Provisioned Resources:

  • VPC: Defines a Virtual Private Cloud (VPC) for network isolation.
  • Subnets: Creates public and private subnets for resource placement.
  • Internet Gateway: Enables internet access for public subnets.
  • NAT Gateways: Provides internet access for private subnets.
  • Route Tables: Manages routing within the VPC for public and private subnets.

Dependencies:

  • Other resources, such as RDS and SageMaker, rely on the VPC and its subnets for network configuration.
  • Security groups (from security_groups.tf) are tied to this VPC.

2. security_groups.tf

Provisioned Resources:

  • SageMaker Security Group: Allows outbound internet access for SageMaker Studio.

Dependencies:

  • Used by resources in sagemaker.tf for network access control.

3. secrets_manager.tf

Note: As of 2025, code repository integration is only supported for JupyterLab and JupyterServer apps, not the Code Editor in SageMaker Studio. Additionally, private repositories are not yet supported. Therefore, this secret remains unused in the current configuration.
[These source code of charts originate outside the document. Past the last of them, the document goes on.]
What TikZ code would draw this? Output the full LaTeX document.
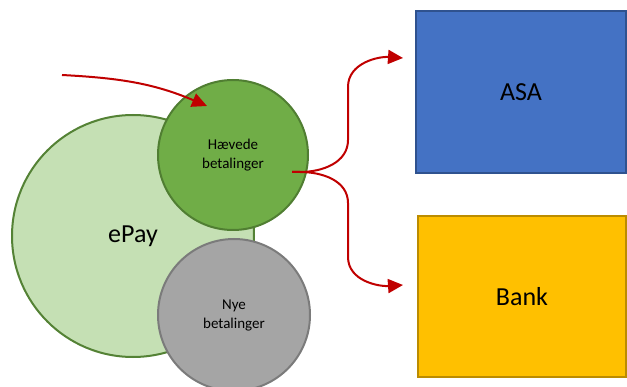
\documentclass[tikz,border=0pt]{standalone}
\usepackage{fontspec}
\setmainfont{Carlito}
\usetikzlibrary{arrows.meta}
\definecolor{epaygreen}{HTML}{C5E0B4}
\definecolor{epayline}{HTML}{548235}
\definecolor{haevgreen}{HTML}{70AD47}
\definecolor{haevline}{HTML}{507E32}
\definecolor{nyegray}{HTML}{A5A5A5}
\definecolor{nyeline}{HTML}{7B7B7B}
\definecolor{asablue}{HTML}{4472C4}
\definecolor{asaline}{HTML}{2F528F}
\definecolor{bankyellow}{HTML}{FFC000}
\definecolor{bankline}{HTML}{BC8C00}
\definecolor{flowred}{HTML}{C00000}

\begin{document}
\begin{tikzpicture}[x=1pt, y=1pt,
		ball/.style={circle, line width=2pt, inner sep=0pt, align=center},
		box/.style={rectangle, line width=1.2pt, inner sep=0pt, font=\fontsize{26}{30}\selectfont},
		flow/.style={flowred, line width=2pt, -{Triangle[length=15pt, width=14pt]}}]
		\useasboundingbox (0,0) rectangle (627,386);

		\node[ball, fill=epaygreen, draw=epayline, minimum size=242pt, font=\fontsize{26}{30}\selectfont] (epay) at (133,150) {ePay};
		\node[ball, fill=haevgreen, draw=haevline, minimum size=150pt, font=\fontsize{15}{19}\selectfont] (haev) at (233,231) {Hævede\\betalinger};
		\node[ball, fill=nyegray, draw=nyeline, minimum size=152pt, font=\fontsize{15}{19}\selectfont] (nye) at (234,71) {Nye\\betalinger};

		\node[box, fill=asablue, draw=asaline, minimum width=210pt, minimum height=162pt] (asa) at (521,294) {ASA};
		\node[box, fill=bankyellow, draw=bankline, minimum width=208pt, minimum height=161pt] (bank) at (522,89.5) {Bank};

		\coordinate (feed) at (62,311);
		\coordinate (haev in) at (207,280);
		\coordinate (split) at (292,214);
		\coordinate (asa in) at (403,328);
		\coordinate (bank in) at (403,101);

		\draw[flow] (feed) to[out=-3, in=157] (haev in);
		\draw[flow] (split) -- (300,214) to[out=0, in=-90] (348,246) -- (348,299) to[out=90, in=176] (asa in);
		\draw[flow] (split) -- (300,214) to[out=0, in=90] (348,183) -- (348,129) to[out=-90, in=184] (bank in);
\end{tikzpicture}
\end{document}
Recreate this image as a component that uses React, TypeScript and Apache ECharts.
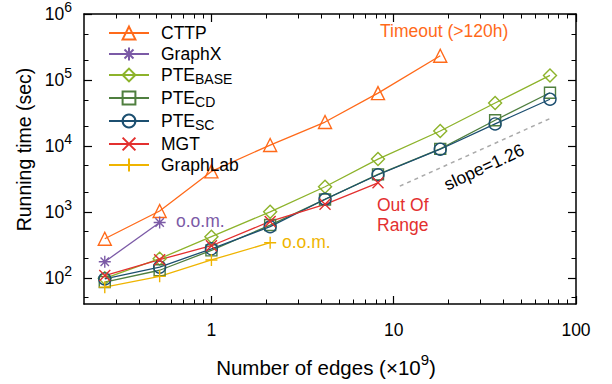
import React, { useEffect, useRef } from 'react';
import * as echarts from 'echarts';

// Number of edges (x10^9) for each point index
const edges = [0.26, 0.52, 1.0, 2.1, 4.2, 8.2, 18, 36, 72];

// Running time (sec)
const cttp = [390, 1030, 4100, 10300, 23000, 63000, 233000];
const graphx = [175, 690];
const pteBase = [98, 195, 420, 1000, 2400, 6300, 16800, 44700, 117000];
const pteCd = [86, 130, 260, 630, 1540, 3700, 9000, 24500, 64000];
const pteSc = [96, 145, 275, 595, 1550, 3650, 8900, 21500, 51000];
const mgt = [108, 188, 306, 715, 1300, 2750];
const graphLab = [72, 105, 186, 340];

// reference slope line end points
const slopeX = [10.8, 72];
const slopeY = [2450, 26000];

const xMajor = [1, 10, 100];
const xMinor = [0.3, 0.4, 0.5, 0.6, 0.7, 0.8, 0.9, 2, 3, 4, 5, 6, 7, 8, 9, 20, 30, 40, 50, 60, 70, 80, 90];
const yMajor = [100, 1000, 10000, 100000, 1000000];
const yMinor = [50, 200, 500, 2000, 5000, 20000, 50000, 200000, 500000];

const FONT = '"Liberation Sans", Arial, Helvetica, sans-serif';

const C_CTTP = '#ff6a1a';
const C_GX = '#7b5aa6';
const C_BASE = '#8db32b';
const C_CD = '#4f7f3f';
const C_SC = '#1c4f70';
const C_MGT = '#e3302f';
const C_GL = '#efb400';

const P_X = 'path://M0,0L10,10M10,0L0,10';
const P_PLUS = 'path://M5,0L5,10M0,5L10,5';
const P_STAR = 'path://M5,0L5,10M0,5L10,5M1.5,1.5L8.5,8.5M8.5,1.5L1.5,8.5';

export default function App() {
  const ref = useRef<HTMLDivElement>(null);
  useEffect(() => {
    const chart = echarts.init(ref.current!, null, { renderer: 'svg' });
    const pairs = (ys: number[]) => ys.map((y, i) => [edges[i], y]);
    const mk = (name: string, color: string, symbol: string, ys: number[], size = 12) => ({
      name,
      type: 'line',
      data: pairs(ys),
      symbol,
      symbolSize: size,
      xAxisIndex: 0,
      yAxisIndex: 0,
      color,
      lineStyle: { color, width: 1.3 },
      itemStyle: { color: 'rgba(255,255,255,0)', borderColor: color, borderWidth: 1.4 },
      emphasis: { disabled: true },
      z: 3,
    });

    const names = ['CTTP', 'GraphX', 'PTE_BASE', 'PTE_CD', 'PTE_SC', 'MGT', 'GraphLab'];

    const baseLog = { type: 'log', logBase: 10, min: 0.2, max: 100 };
    const yLog = { type: 'log', logBase: 10, min: 40, max: 1000000 };
    const lineBlack = { show: true, lineStyle: { color: '#000', width: 1.5 } };

    const supFmt = (v: number) => `{b|10}{s|${Math.round(Math.log10(v))}}`;

    const option: any = {
      animation: false,
      backgroundColor: '#fff',
      textStyle: { fontFamily: FONT },
      grid: { left: 84, right: 36, top: 13, bottom: 80, containLabel: false },
      legend: {
        data: names,
        left: 108,
        top: 24,
        orient: 'vertical',
        padding: 0,
        itemWidth: 40,
        itemHeight: 16,
        itemGap: 3,
        selectedMode: false,
        formatter: (n: string) => (n.startsWith('PTE_') ? `{m|PTE}{s|${n.slice(4)}}` : `{m|${n}}`),
        textStyle: {
          fontFamily: FONT,
          fontSize: 17.5,
          color: '#000',
          rich: {
            m: { fontFamily: FONT, fontSize: 17.5, lineHeight: 16, color: '#000', padding: [0, 0, 0, 7] },
            s: { fontFamily: FONT, fontSize: 14, lineHeight: 8, color: '#000', verticalAlign: 'top', padding: [5, 0, 0, 0] },
          },
        },
      },
      xAxis: [
        {
          ...baseLog,
          position: 'bottom',
          axisLine: lineBlack,
          axisTick: { show: true, inside: true, length: 8, customValues: xMajor, lineStyle: { color: '#000', width: 1.2 } },
          axisLabel: {
            customValues: xMajor,
            formatter: (v: number) => String(Math.round(v)),
            fontFamily: FONT,
            fontSize: 17.5,
            color: '#000',
            margin: 17,
          },
          splitLine: { show: false },
          name: '{a|Number of edges (×10}{s|9}{a|)}',
          nameLocation: 'middle',
          nameGap: 48,
          nameTextStyle: {
            padding: [0, 8, 0, 0],
            rich: {
              a: { fontFamily: FONT, fontSize: 20.5, color: '#000', lineHeight: 30 },
              s: { fontFamily: FONT, fontSize: 15, color: '#000', lineHeight: 6, verticalAlign: 'top' },
            },
          },
        },
        {
          ...baseLog,
          position: 'bottom',
          axisLine: { show: false },
          axisTick: { show: true, inside: true, length: 4.5, customValues: xMinor, lineStyle: { color: '#000', width: 1 } },
          axisLabel: { show: false },
          splitLine: { show: false },
        },
        {
          ...baseLog,
          position: 'top',
          axisLine: lineBlack,
          axisTick: { show: true, inside: true, length: 8, customValues: xMajor, lineStyle: { color: '#000', width: 1.2 } },
          axisLabel: { show: false },
          splitLine: { show: false },
        },
        {
          ...baseLog,
          position: 'top',
          axisLine: { show: false },
          axisTick: { show: true, inside: true, length: 4.5, customValues: xMinor, lineStyle: { color: '#000', width: 1 } },
          axisLabel: { show: false },
          splitLine: { show: false },
        },
      ],
      yAxis: [
        {
          ...yLog,
          position: 'left',
          axisLine: lineBlack,
          axisTick: { show: true, inside: true, length: 8, customValues: yMajor, lineStyle: { color: '#000', width: 1.2 } },
          axisLabel: {
            customValues: yMajor,
            formatter: supFmt,
            margin: 12,
            rich: {
              b: { fontFamily: FONT, fontSize: 17.5, color: '#000', lineHeight: 28 },
              s: { fontFamily: FONT, fontSize: 14, color: '#000', lineHeight: 6, verticalAlign: 'top' },
            },
          },
          splitLine: { show: false },
          name: 'Running time (sec)',
          nameLocation: 'middle',
          nameGap: 46,
          nameTextStyle: { fontFamily: FONT, fontSize: 19.5, color: '#000', padding: [0, 0, 0, 19] },
        },
        {
          ...yLog,
          position: 'left',
          axisLine: { show: false },
          axisTick: { show: true, inside: true, length: 4.5, customValues: yMinor, lineStyle: { color: '#000', width: 1 } },
          axisLabel: { show: false },
          splitLine: { show: false },
        },
        {
          ...yLog,
          position: 'right',
          axisLine: lineBlack,
          axisTick: { show: true, inside: true, length: 8, customValues: yMajor, lineStyle: { color: '#000', width: 1.2 } },
          axisLabel: { show: false },
          splitLine: { show: false },
        },
        {
          ...yLog,
          position: 'right',
          axisLine: { show: false },
          axisTick: { show: true, inside: true, length: 4.5, customValues: yMinor, lineStyle: { color: '#000', width: 1 } },
          axisLabel: { show: false },
          splitLine: { show: false },
        },
      ],
      series: [
        {
          name: 'slope',
          type: 'line',
          data: slopeX.map((x, i) => [x, slopeY[i]]),
          symbol: 'none',
          silent: true,
          lineStyle: { color: '#aaaaaa', width: 1.5, type: [4, 4] },
          z: 2,
        },
        mk('CTTP', C_CTTP, 'triangle', cttp, 13),
        mk('GraphX', C_GX, P_STAR, graphx, 12),
        mk('PTE_BASE', C_BASE, 'diamond', pteBase, 13),
        mk('PTE_CD', C_CD, 'rect', pteCd, 11),
        mk('PTE_SC', C_SC, 'circle', pteSc, 12),
        mk('MGT', C_MGT, P_X, mgt, 11),
        mk('GraphLab', C_GL, P_PLUS, graphLab, 12),
      ],
      graphic: [
        { type: 'text', left: 176, top: 212, style: { text: 'o.o.m.', fill: C_GX, font: `17.5px ${FONT}` } },
        { type: 'text', left: 282, top: 233, style: { text: 'o.o.m.', fill: C_GL, font: `17.5px ${FONT}` } },
        { type: 'text', left: 377, top: 195, style: { text: 'Out Of\nRange', fill: C_MGT, font: `17.5px ${FONT}`, lineHeight: 20 } },
        { type: 'text', left: 380, top: 22, style: { text: 'Timeout (>120h)', fill: C_CTTP, font: `17.5px ${FONT}` } },
        {
          type: 'text',
          x: 484,
          y: 167,
          rotation: (25 * Math.PI) / 180,
          style: { text: 'slope=1.26', fill: '#000', font: `17.5px ${FONT}`, align: 'center', verticalAlign: 'middle' },
        },
      ],
    };
    chart.setOption(option);
    return () => chart.dispose();
  }, []);
  return <div ref={ref} style={{ position: 'fixed', left: 0, top: 0, width: 612, height: 384 }} />;
}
Repository must be cloned manually using this secret if needed.

Provisioned Resources:

  • Secrets: Manages sensitive data such as:
  • GitHub Personal Access Token for SageMaker's code repository.
  • RDS credentials for database access.
  • Random String/Password: Generates unique identifiers and secure passwords.

Dependencies:

  • Secrets are referenced by the SageMaker code repository (sagemaker.tf) and RDS cluster (rds.tf).
  • RDS uses the credentials stored in Secrets Manager for secure access.

4. sagemaker.tf

Provisioned Resources:

  • SageMaker Domain: Creates the Studio domain with IAM authentication and public internet access.
  • User Profile: Configures a named user profile with specific execution roles and security settings.
  • SageMaker Space: Sets up a "private" space within the domain.
  • Lifecycle Configuration: Defines a Code Editor lifecycle configuration using the setup script.

Key Design:

  • Docker access is enabled for container development.
  • Code Editor app settings with specified instance types.
  • EBS storage configuration with default and maximum volume sizes.
  • Auto-mounting of EFS home directories.`

Dependencies:

  • Depends on IAM roles (iam.tf), public subnets (vpc.tf), security groups (security_groups.tf), and Secrets Manager secrets (secrets_manager.tf).

References


5. s3.tf

Provisioned Resources:

  • S3 Bucket: Provides storage for datasets, artifacts, and outputs.

Dependencies:

  • The IAM role (iam.tf) grants permissions to SageMaker Studio for accessing this bucket.

6. iam.tf

Provisioned Resources:

  • SageMaker Execution Role: Creates an IAM role that SageMaker can assume to access AWS resources.
  • Custom IAM Policies:
  • S3 Policy: Grants full access to the specified S3 bucket.
  • Remote Access Policy: Enables SageMaker remote access feature.
  • Policy Attachments: Attaches the following policies to the SageMaker execution role:
  • S3 Policy: Grants access to the S3 bucket created in s3.tf and the external S3 bucket used for Terraform remote state
  • Remote Access Policy: Grants sagemaker:StartSession permission to enable remote access to SageMaker Studio compute instances
  • AmazonSageMakerFullAccess (AWS managed policy)
  • AmazonEC2ContainerRegistryFullAccess (AWS managed policy)
  • SecretsManagerReadWrite (AWS managed policy)

Dependencies:

  • SageMaker Studio user assumes this execution role to interact with S3, ECR, Secrets Manager, and other AWS services.
  • The role is referenced in the SageMaker domain, user profiles, and for accessing S3 buckets.

7. ecr.tf

Provisioned Resources:

  • ECR Repository: Creates an Elastic container registry repository for storing Docker images.
  • Lifecycle Policy: Configures automatic cleanup of images with two rules:
  • Retains only the most recent images tagged as "latest"
  • Expires untagged images after a specified number of days

Dependencies:

  • The IAM role in iam.tf grants SageMaker permission to pull images from this repository.
  • Used to store custom training, processing, or inference images.

8. rds.tf

Provisioned Resources:

  • Subnet Group: Defines subnets where RDS instances are deployed.
  • Parameter Groups: Configures database engine settings.
  • RDS Cluster: Creates a database cluster for storing HPO results.
  • RDS Instances: Adds instances to the database cluster for handling workloads.

Dependencies:

  • Depends on private subnets from vpc.tf for deployment.
  • Uses Secrets Manager credentials (secrets_manager.tf) for database access.
  • The security group (security_groups.tf) controls access between SageMaker and RDS.